You cannot use that syntax with non-static members unless the data is
public and there are no constructors. Of course, constructors are to be
preferred (cf. http://www.parashift.com/c++-faq-lite/ctors.html). Also,
arrays are evil
(http://www.parashift.com/c++-faq-lit...html#faq-34.1). See
this post for two similar methods for initializing std::vectors
instead:

http://groups.google.com/group/comp....fe5982913d4414

Cheers! --M

Then basically I cannot have a non-static const array member in a class in C++? For example,

class Foo {
const double arr[2];
}

A 'const' array has to be intialized using initializer and a 'const'
non-static member requires a class to have a constructor. And then with
the information you gave, you really cannot have a non-static const
array member in a class in C++.

Is this right? Thanks!


Please put your response below the text you are responding to.
Top-posting is considered impolite. (I fixed it here.)

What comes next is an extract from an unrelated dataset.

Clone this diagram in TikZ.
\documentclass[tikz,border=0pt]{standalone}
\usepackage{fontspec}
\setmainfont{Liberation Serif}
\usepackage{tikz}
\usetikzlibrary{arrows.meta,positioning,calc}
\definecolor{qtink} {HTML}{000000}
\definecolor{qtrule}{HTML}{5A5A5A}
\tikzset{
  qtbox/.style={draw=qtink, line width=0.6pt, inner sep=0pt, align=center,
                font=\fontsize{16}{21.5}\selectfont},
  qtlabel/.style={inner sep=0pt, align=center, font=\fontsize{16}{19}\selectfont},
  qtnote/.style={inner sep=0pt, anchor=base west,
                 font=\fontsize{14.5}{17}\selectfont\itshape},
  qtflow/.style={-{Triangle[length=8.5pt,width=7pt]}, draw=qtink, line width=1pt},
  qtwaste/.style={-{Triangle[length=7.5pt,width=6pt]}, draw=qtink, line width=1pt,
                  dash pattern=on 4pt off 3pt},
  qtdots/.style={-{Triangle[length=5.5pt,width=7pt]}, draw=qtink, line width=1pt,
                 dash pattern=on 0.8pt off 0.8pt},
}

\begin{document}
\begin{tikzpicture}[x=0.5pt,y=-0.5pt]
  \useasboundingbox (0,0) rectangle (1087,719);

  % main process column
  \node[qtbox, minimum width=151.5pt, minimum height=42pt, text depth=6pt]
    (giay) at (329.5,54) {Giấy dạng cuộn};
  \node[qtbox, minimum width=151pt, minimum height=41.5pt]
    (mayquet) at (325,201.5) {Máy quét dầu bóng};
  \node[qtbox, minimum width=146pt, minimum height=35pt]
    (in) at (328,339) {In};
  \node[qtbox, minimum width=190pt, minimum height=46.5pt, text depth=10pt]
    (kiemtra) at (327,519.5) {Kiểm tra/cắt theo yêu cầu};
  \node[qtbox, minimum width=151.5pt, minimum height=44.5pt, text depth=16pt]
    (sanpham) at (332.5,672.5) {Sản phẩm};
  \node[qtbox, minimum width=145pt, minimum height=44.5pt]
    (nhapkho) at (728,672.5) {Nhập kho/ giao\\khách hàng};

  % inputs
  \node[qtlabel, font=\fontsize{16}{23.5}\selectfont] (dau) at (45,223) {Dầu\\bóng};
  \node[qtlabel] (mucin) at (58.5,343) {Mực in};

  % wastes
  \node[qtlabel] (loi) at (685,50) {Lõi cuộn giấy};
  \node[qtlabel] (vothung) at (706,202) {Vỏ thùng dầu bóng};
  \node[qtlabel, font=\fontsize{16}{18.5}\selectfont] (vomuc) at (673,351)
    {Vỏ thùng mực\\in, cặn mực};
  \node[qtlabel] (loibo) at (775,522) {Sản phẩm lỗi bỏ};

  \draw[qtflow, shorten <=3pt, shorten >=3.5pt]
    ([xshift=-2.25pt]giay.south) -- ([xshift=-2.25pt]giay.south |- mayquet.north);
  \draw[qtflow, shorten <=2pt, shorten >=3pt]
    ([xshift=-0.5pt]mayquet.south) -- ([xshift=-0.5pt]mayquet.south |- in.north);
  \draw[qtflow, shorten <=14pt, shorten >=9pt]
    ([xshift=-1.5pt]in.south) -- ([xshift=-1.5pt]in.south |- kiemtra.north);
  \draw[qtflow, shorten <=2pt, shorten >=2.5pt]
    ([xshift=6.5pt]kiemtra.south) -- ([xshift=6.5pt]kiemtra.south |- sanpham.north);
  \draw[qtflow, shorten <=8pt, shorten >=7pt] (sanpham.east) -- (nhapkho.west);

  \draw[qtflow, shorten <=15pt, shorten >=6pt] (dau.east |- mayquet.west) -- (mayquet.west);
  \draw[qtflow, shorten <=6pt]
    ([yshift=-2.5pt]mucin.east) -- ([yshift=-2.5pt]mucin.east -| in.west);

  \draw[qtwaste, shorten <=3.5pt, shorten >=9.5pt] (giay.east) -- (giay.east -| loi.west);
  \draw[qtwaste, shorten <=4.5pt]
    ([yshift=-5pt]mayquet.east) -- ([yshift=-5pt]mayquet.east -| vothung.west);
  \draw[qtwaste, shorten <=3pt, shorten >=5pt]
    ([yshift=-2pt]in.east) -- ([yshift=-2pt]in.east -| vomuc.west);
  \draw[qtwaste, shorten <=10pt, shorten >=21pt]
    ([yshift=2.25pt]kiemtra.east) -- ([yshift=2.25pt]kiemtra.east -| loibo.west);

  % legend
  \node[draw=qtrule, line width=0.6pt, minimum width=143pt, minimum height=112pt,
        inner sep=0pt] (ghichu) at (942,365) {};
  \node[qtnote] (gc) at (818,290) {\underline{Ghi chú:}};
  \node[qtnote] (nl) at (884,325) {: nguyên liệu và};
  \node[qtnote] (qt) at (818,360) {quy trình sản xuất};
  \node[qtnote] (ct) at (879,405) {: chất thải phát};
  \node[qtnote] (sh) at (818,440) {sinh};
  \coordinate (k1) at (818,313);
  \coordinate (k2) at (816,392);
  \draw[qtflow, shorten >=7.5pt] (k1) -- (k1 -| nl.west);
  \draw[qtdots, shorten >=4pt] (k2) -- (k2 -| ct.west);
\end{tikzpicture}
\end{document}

You are correct that you cannot do that innately. You could, however,
get around the limitation by using a const std::vector as in my
previously cited post or by using a boost::scoped_array and the
appropriate initializer like that given in the previously cited post.

Cheers! --M


Hi mlimber, Victor and all,

Sorry for the top-posting. I didn't mean it (I am new to newsgroup, so I
didn't know this convention).

Thanks a lot for your quick responses!